Il mental coach Panicucci spiega il criterio delle sue pagelle e va oltre il mercato: “Meglio lavorare sui singoli, piuttosto che scambiare i giocatori”.

 

Diego Panicucci

Concentro la mia attenzione sugli aspetti che possono caratterizzare la performance del singolo giocatore e della squadra stessa, senza soffermarmi su aspetti tecnico/tattici che non fanno parte del mio lavoro.

Utilizzo la stessa dinamica e lo stesso modus operandi dalle società calcistiche del nostro campionato maggiore. Tutte sono in questo momento impegnate a tracciare un primo bilancio del campionato in corso e concentrandosi esclusivamente su aspetti numerici lasciano spazi aperti a valutazioni che meriterebbero maggiore attenzione.
Ritengo che la strategia possa essere anche diversa, avere più chiavi di lettura e quindi di sviluppo. Mi riferisco all’atteggiamento che le società adottano per migliorare la qualità della propria squadra, ovvero la resa sul campo, i risultati.
Tutte cercano di migliorarsi attraverso il mercato, sistema di vendita e acquisto di nuovi giocatori, sostituendo chi non ha reso come avrebbe dovuto e quindi investendo su nuovi e collaudati atleti che possano garantire un certo risultato in termini numerici.
Questo va a discapito magari di quei giocatori che hanno del talento ma in questa finestra di campionato, per qualche ragione, possono aver riscontrato difficoltà nell’esprimere il proprio valore totalmente, parlo per esempio dei giovani, sono molti, forse troppi quelli a cui non viene dato un tempo per crescere, per poter sperimentare e ampliare il proprio talento, le proprie capacità.
Questi ragazzi spesso si trovano nella condizione di dover dimostrare tutto e subito, senza poter avere a disposizione un tempo di maturazione del tutto normale. Facendo cosi chiaramente, esplode solo chi ha realmente un talento fuori dal comune, chi può realmente definirsi un top player, leggi Del Piero, Totti, Buffon, Maldini…

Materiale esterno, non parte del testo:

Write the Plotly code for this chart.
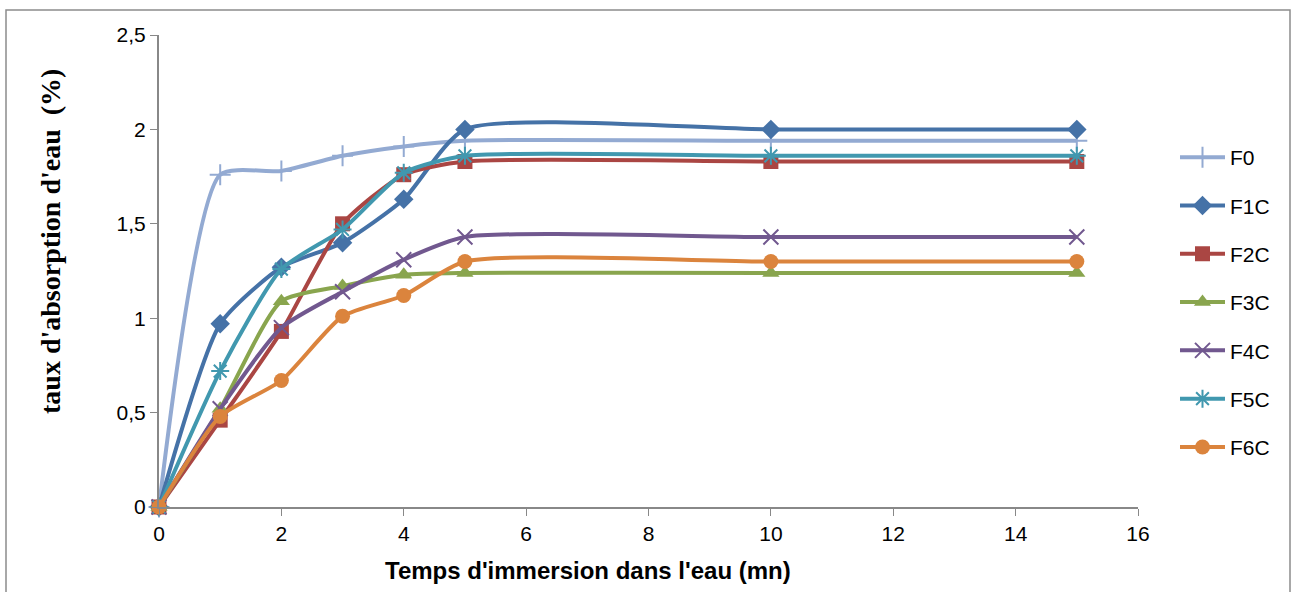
import plotly.graph_objects as go

x = [0, 1, 2, 3, 4, 5, 10, 15]
F0 = [0, 1.76, 1.78, 1.86, 1.91, 1.94, 1.94, 1.94]
F1C = [0, 0.97, 1.27, 1.40, 1.63, 2.00, 2.00, 2.00]
F2C = [0, 0.46, 0.93, 1.50, 1.76, 1.83, 1.83, 1.83]
F3C = [0, 0.52, 1.09, 1.17, 1.23, 1.24, 1.24, 1.24]
F4C = [0, 0.52, 0.95, 1.14, 1.31, 1.43, 1.43, 1.43]
F5C = [0, 0.72, 1.26, 1.47, 1.77, 1.86, 1.86, 1.86]
F6C = [0, 0.48, 0.67, 1.01, 1.12, 1.30, 1.30, 1.30]

x_title = "Temps d'immersion dans l'eau (mn)"
y_title = "taux d'absorption d'eau  (%)"

series = [
    ("F0", F0, "#93AAD2", "cross-thin", 15),
    ("F1C", F1C, "#4572A7", "diamond", 15),
    ("F2C", F2C, "#AA4643", "square", 15),
    ("F3C", F3C, "#89A54E", "triangle-up", 15),
    ("F4C", F4C, "#71588F", "x-thin", 15),
    ("F5C", F5C, "#4198AF", "asterisk", 15),
    ("F6C", F6C, "#DB843D", "circle", 15),
]

fig = go.Figure()
for i, (name, ys, col, sym, sz) in enumerate(series):
    thin = sym in ("cross-thin", "x-thin", "asterisk")
    fig.add_trace(go.Scatter(
        x=x, y=ys, name=name, mode="lines+markers",
        line=dict(color=col, width=4, shape="spline", smoothing=0.6),
        marker=dict(symbol=sym, size=sz, color=col,
                    line=dict(color=col, width=2 if thin else 0)),
        legendgroup=name, cliponaxis=False,
    ))

L, R, T, B = 159, 1138, 35, 507
W, H = R - L, B - T

def px_x(p):
    return (p - L) / W

def px_y(p):
    return (B - p) / H

fig.update_layout(
    width=1295, height=592,
    margin=dict(l=L, r=1295 - R, t=T, b=592 - B),
    paper_bgcolor="white", plot_bgcolor="white",
    separators=", ",
    showlegend=True,
    legend=dict(x=px_x(1175), y=px_y(137), xanchor="left", yanchor="top",
                font=dict(family="Liberation Sans", size=21, color="black"),
                tracegroupgap=18, itemwidth=45, bgcolor="rgba(0,0,0,0)"),
    xaxis=dict(range=[0, 16], dtick=2, tick0=0, showgrid=False, zeroline=False,
               showline=True, linecolor="#888888", linewidth=2,
               ticks="outside", ticklen=7, tickcolor="#888888",
               tickfont=dict(family="Liberation Sans", size=21, color="black")),
    yaxis=dict(range=[0, 2.5], dtick=0.5, tick0=0, showgrid=False, zeroline=False,
               showline=True, linecolor="#888888", linewidth=2,
               ticks="outside", ticklen=7, tickcolor="#888888",
               tickfont=dict(family="Liberation Sans", size=21, color="black")),
    annotations=[
        dict(text="<b>" + x_title + "</b>", xref="paper", yref="paper",
             x=px_x(588), y=px_y(570), xanchor="center", yanchor="middle",
             showarrow=False,
             font=dict(family="Liberation Sans", size=24, color="black")),
        dict(text="<b>" + y_title + "</b>", xref="paper", yref="paper",
             x=px_x(50), y=px_y(242), xanchor="center", yanchor="middle",
             textangle=-90, showarrow=False,
             font=dict(family="Liberation Serif", size=28, color="black")),
    ],
)

fig.add_shape(type="rect", xref="paper", yref="paper",
              x0=px_x(6), x1=px_x(1290),
              y0=px_y(600), y1=px_y(10),
              line=dict(color="#8C8C8C", width=1.5), layer="below")

fig.write_html("out.html")
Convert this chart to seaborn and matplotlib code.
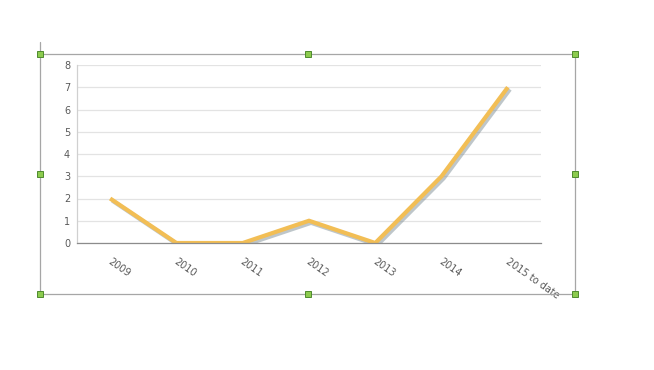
import matplotlib
matplotlib.use("Agg")
import matplotlib.pyplot as plt
import matplotlib.patheffects as pe
from matplotlib.patches import Rectangle
from matplotlib.lines import Line2D
import seaborn as sns
import pandas as pd

categories = ["2009", "2010", "2011", "2012", "2013", "2014", "2015 to date"]
values = [2, 0, 0, 1, 0, 3, 7]
y_ticks = [0, 1, 2, 3, 4, 5, 6, 7, 8]

sns.set_theme(style="white")
plt.rcParams['font.family'] = ['DejaVu Sans']

W, H = 654, 370
fig = plt.figure(figsize=(W / 100, H / 100), dpi=100)
fig.patch.set_facecolor("white")

def fx(px):
    return px / W

def fy(py):
    return 1 - py / H

ax = fig.add_axes([fx(77), fy(243), fx(541) - fx(77), fy(65) - fy(243)])
df = pd.DataFrame({"pos": list(range(len(categories))), "val": values})
sns.lineplot(data=df, x="pos", y="val", ax=ax, color="#F2BE55", linewidth=3.0,
             solid_capstyle="butt", solid_joinstyle="miter",
             path_effects=[pe.SimpleLineShadow(offset=(1.5, -1.5), shadow_color="#7f8f96", alpha=0.5),
                           pe.Normal()])

ax.set_xlim(-0.5, len(categories) - 0.5)
ax.set_ylim(0, 8)
ax.set_yticks(y_ticks)
ax.set_yticklabels([str(t) for t in y_ticks], fontsize=7, color="#595959")
ax.yaxis.grid(True, color="#E3E3E3", linewidth=0.9)
ax.set_axisbelow(True)
ax.set_xlabel("")
ax.set_ylabel("")

# boundary ticks on category axis
ax.set_xticks([i - 0.5 for i in range(len(categories) + 1)])
ax.set_xticklabels([""] * (len(categories) + 1))
ax.tick_params(axis="x", length=3, color="#8C8C8C", width=0.8, direction="in", pad=0)
ax.tick_params(axis="y", length=3, color="#8C8C8C", width=0.8, direction="out", pad=2)
for i, c in enumerate(categories):
    ax.text(i + 0.02, -0.6, c, rotation=-35, rotation_mode="anchor", ha="left", va="top",
            fontsize=7, color="#595959")

for s in ["top", "right"]:
    ax.spines[s].set_visible(False)
ax.spines["left"].set_color("#D0D0D0")
ax.spines["bottom"].set_color("#8C8C8C")
ax.spines["left"].set_linewidth(0.9)
ax.spines["bottom"].set_linewidth(0.9)

# chart frame
frame = Rectangle((fx(40), fy(294)), fx(575) - fx(40), fy(54) - fy(294), transform=fig.transFigure,
                  fill=False, edgecolor="#A6A6A6", linewidth=0.9)
fig.patches.append(frame)
fig.lines.append(Line2D([fx(40), fx(40)], [fy(54), fy(42)], transform=fig.transFigure,
                        color="#A6A6A6", linewidth=0.9))

handles = [(40, 54), (308, 54), (575, 54), (40, 174), (575, 174), (40, 294), (308, 294), (575, 294)]
hs = 6
for (hx, hy) in handles:
    r = Rectangle((fx(hx - hs / 2), fy(hy + hs / 2)), hs / W, hs / H, transform=fig.transFigure,
                  facecolor="#8CCB4E", edgecolor="#4E8A2E", linewidth=0.7, zorder=10)
    fig.patches.append(r)

fig.savefig("out.png", dpi=100, facecolor="white")
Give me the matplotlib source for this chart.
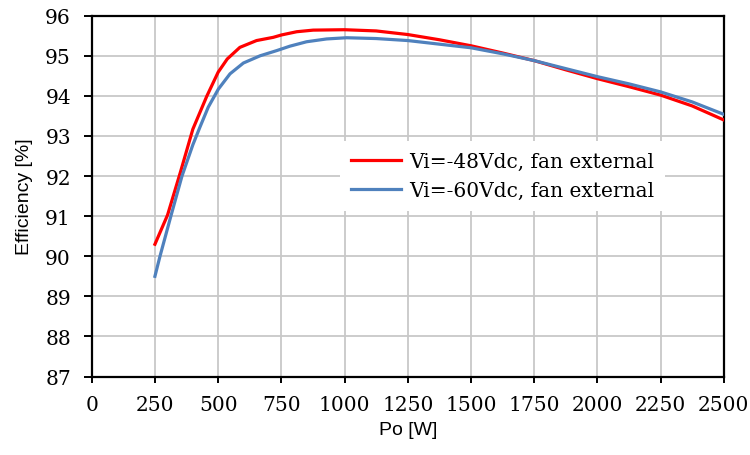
import matplotlib
matplotlib.use("Agg")
import matplotlib.pyplot as plt

# output power [W] and efficiency [%], Vi=-48Vdc
po_48 = [250, 300, 350, 400, 455, 500, 536, 586, 652, 718, 751, 811, 876, 1000,
         1125, 1250, 1375, 1500, 1625, 1750, 1875, 2000, 2125, 2250, 2375, 2500]
eff_48 = [90.3, 91.03, 92.08, 93.17, 93.99, 94.59, 94.92, 95.21, 95.38, 95.46, 95.52, 95.6, 95.64, 95.65,
          95.62, 95.53, 95.4, 95.25, 95.07, 94.88, 94.65, 94.43, 94.23, 94.02, 93.75, 93.4]

# output power [W] and efficiency [%], Vi=-60Vdc
po_60 = [250, 270, 313, 357, 400, 428, 461, 501, 547, 600, 666, 732, 784, 850, 929, 1008,
         1125, 1250, 1375, 1500, 1625, 1750, 1875, 2000, 2125, 2250, 2375, 2500]
eff_60 = [89.5, 90.0, 91.0, 92.0, 92.78, 93.22, 93.72, 94.17, 94.55, 94.82, 95.0, 95.13, 95.24, 95.35, 95.42, 95.45,
          95.43, 95.38, 95.29, 95.2, 95.05, 94.88, 94.68, 94.48, 94.3, 94.1, 93.85, 93.54]

labels = ["Vi=-48Vdc, fan external", "Vi=-60Vdc, fan external"]
x_ticks = list(range(0, 2501, 250))
y_ticks = list(range(87, 97))

fig = plt.figure(figsize=(7.5, 4.56), dpi=100)
ax = fig.add_axes([0.1223, 0.172, 0.8427, 0.7914])

ax.plot(po_48, eff_48, color="#FF0000", lw=2.3, label=labels[0], zorder=3)
ax.plot(po_60, eff_60, color="#4F81BD", lw=2.3, label=labels[1], zorder=3)

ax.set_xlim(0, 2500)
ax.set_ylim(87, 96)
ax.set_xticks(x_ticks)
ax.set_yticks(y_ticks)
ax.grid(True, color="#C8C8C8", lw=1.3)
ax.set_axisbelow(True)

for s in ax.spines.values():
    s.set_color("black")
    s.set_linewidth(1.6)

ax.tick_params(axis="both", direction="out", color="black", width=1.4,
               labelsize=14.5, labelfontfamily="DejaVu Serif")
ax.tick_params(axis="x", length=4.5, pad=9)
ax.tick_params(axis="y", length=6, pad=9)

ax.set_xlabel("Po [W]", fontsize=14, family="Liberation Sans", labelpad=5)
ax.set_ylabel("Efficiency [%]", fontsize=14, family="Liberation Sans", labelpad=9)

leg = ax.legend(loc="center", bbox_to_anchor=(0.65, 0.556), frameon=True, fancybox=False,
                prop={"family": "DejaVu Serif", "size": 14.5}, handlelength=2.5,
                handletextpad=0.4, borderpad=0.55, labelspacing=0.5, borderaxespad=0)
leg.get_frame().set_edgecolor("none")
leg.get_frame().set_facecolor("white")
leg.get_frame().set_alpha(1)

fig.savefig("out.png", dpi=100)
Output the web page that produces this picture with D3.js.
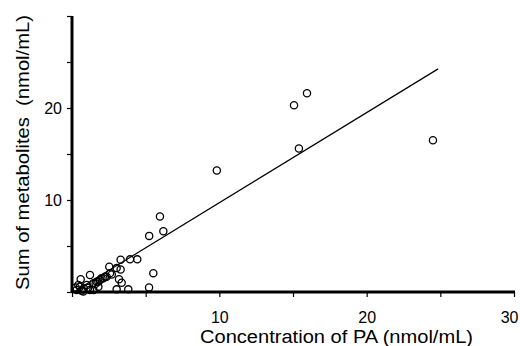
<!DOCTYPE html>
<html>
<head>
<meta charset="utf-8">
<script src="https://cdn.jsdelivr.net/npm/d3@7"></script>
<style>
  body { margin: 0; background: #fff; }
  svg { display: block; font-family: "Liberation Sans", Arial, sans-serif; }
</style>
</head>
<body>
<figure id="scatter" style="margin:0"></figure>
<script>
// data
const concPA = [24.5, 15.95, 15.07, 15.4, 9.83, 5.97, 6.2, 5.24, 5.52, 5.23,
  4.43, 3.94, 3.3, 3.03, 3.3, 2.53, 3.19, 3.37, 3.03, 3.82, 2.58, 2.35, 2.13,
  1.9, 1.67, 1.45, 1.22, 0.59, 0.54, 0.32, 0.43, 1.0, 1.22, 0.77, 1.45, 1.79,
  1.79, 2.0, 2.24, 0.8, 1.1, 0.65, 0.25, 1.6, 2.7];
const sumMetabolites = [16.5, 21.6, 20.3, 15.6, 13.2, 8.2, 6.6, 6.1, 2.05, 0.5,
  3.55, 3.55, 3.5, 2.6, 2.45, 2.75, 1.38, 1.0, 0.29, 0.29, 2.03, 1.66, 1.49,
  1.3, 1.12, 0.95, 1.85, 1.38, 0.58, 0.22, 0.76, 0.76, 0.22, 0.05, 0.22, 0.58,
  1.12, 1.49, 1.66, 0.4, 0.45, 0.15, 0.5, 0.9, 1.9];
const fitX = [0.3, 24.85];
const fitSlope = 0.98, fitIntercept = -0.1;
const xTicks = [0, 5, 10, 15, 20, 25, 30];
const yTicks = [0, 5, 10, 15, 20, 25, 30];
const xLabels = [10, 20, 30];
const yLabels = [10, 20];

const width = 520, height = 346;
const svg = d3.select("figure#scatter")
  .append("svg")
  .attr("width", width)
  .attr("height", height);

const x = d3.scaleLinear().domain([0, 30]).range([72, 514]);
const y = d3.scaleLinear().domain([0, 30]).range([292, 16]);

// X axis
const xAxis = svg.append("g")
  .attr("transform", "translate(0,292)")
  .call(d3.axisBottom(x).tickValues(xTicks).tickSize(5).tickSizeOuter(0)
    .tickFormat(d => xLabels.includes(d) ? d : ""));
xAxis.select(".domain").attr("stroke-width", 3).attr("d", "M72,0H515");
xAxis.selectAll(".tick line").attr("stroke-width", 1.2);
xAxis.selectAll("text")
  .attr("font-size", 16)
  .attr("y", 31)
  .attr("dy", null)
  .attr("fill", "#000");
// last label sits against the right edge
xAxis.selectAll(".tick text")
  .filter(d => d === 30)
  .attr("text-anchor", "end")
  .attr("x", 4);

// Y axis
const yAxis = svg.append("g")
  .attr("transform", "translate(72,0)")
  .call(d3.axisLeft(y).tickValues(yTicks).tickSize(5).tickSizeOuter(0)
    .tickFormat(d => yLabels.includes(d) ? d : ""));
yAxis.select(".domain").attr("stroke-width", 3).attr("d", "M0,16V293");
yAxis.selectAll(".tick line").attr("stroke-width", 1.2);
yAxis.selectAll("text")
  .attr("font-size", 16)
  .attr("x", -10)
  .attr("fill", "#000");

// regression line
svg.append("line")
  .attr("x1", x(fitX[0]))
  .attr("y1", y(fitSlope * fitX[0] + fitIntercept))
  .attr("x2", x(fitX[1]))
  .attr("y2", y(fitSlope * fitX[1] + fitIntercept))
  .attr("stroke", "#000")
  .attr("stroke-width", 1.2);

// points
svg.selectAll("circle.pt")
  .data(concPA)
  .enter()
  .append("circle")
  .attr("class", "pt")
  .attr("cx", d => x(d))
  .attr("cy", (d, i) => y(sumMetabolites[i]))
  .attr("r", 3.6)
  .attr("fill", "none")
  .attr("stroke", "#000")
  .attr("stroke-width", 1.3);

// axis titles
svg.append("text")
  .attr("x", 200)
  .attr("y", 343)
  .attr("font-size", 18)
  .attr("textLength", 273)
  .attr("lengthAdjust", "spacingAndGlyphs")
  .text("Concentration of PA (nmol/mL)");

svg.append("text")
  .attr("transform", "translate(29,290)rotate(-90)")
  .attr("font-size", 18)
  .attr("textLength", 275)
  .attr("lengthAdjust", "spacingAndGlyphs")
  .style("white-space", "pre")
  .text("Sum of metabolites  (nmol/mL)");
</script>
</body>
</html>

Ma per tutti gli altri, comunque ottimi giocatori non resta che, spesso, fare le valige e cercare di sviluppare le proprie capacità lontano da terreni di gioco cosi prestigiosi con, dato molto rilevante, spogliatoi fatti di campioni che con ogni probabilità potrebbero garantire una qualità di maturazione del tutto superiore rispetto alla squadra magari di serie inferiore che potrebbe tentare di investire sulla loro crescita. Quindi, un occhio al mercato è normale, ma lancio una provocazione, come e quanto potrebbe cambiare un giocatore se affrontasse seriamente un lavoro personalizzato sul proprio potenziale e sulle sue capacità?

Siamo proprio sicuri che convenga ancora seguire la strategia di spendere soldi solo e soltanto nel mercato e in maniera smisurata a volte senza pensare alla possibilità di fare un lavoro diverso e mirato sulle capacità di questi ragazzi?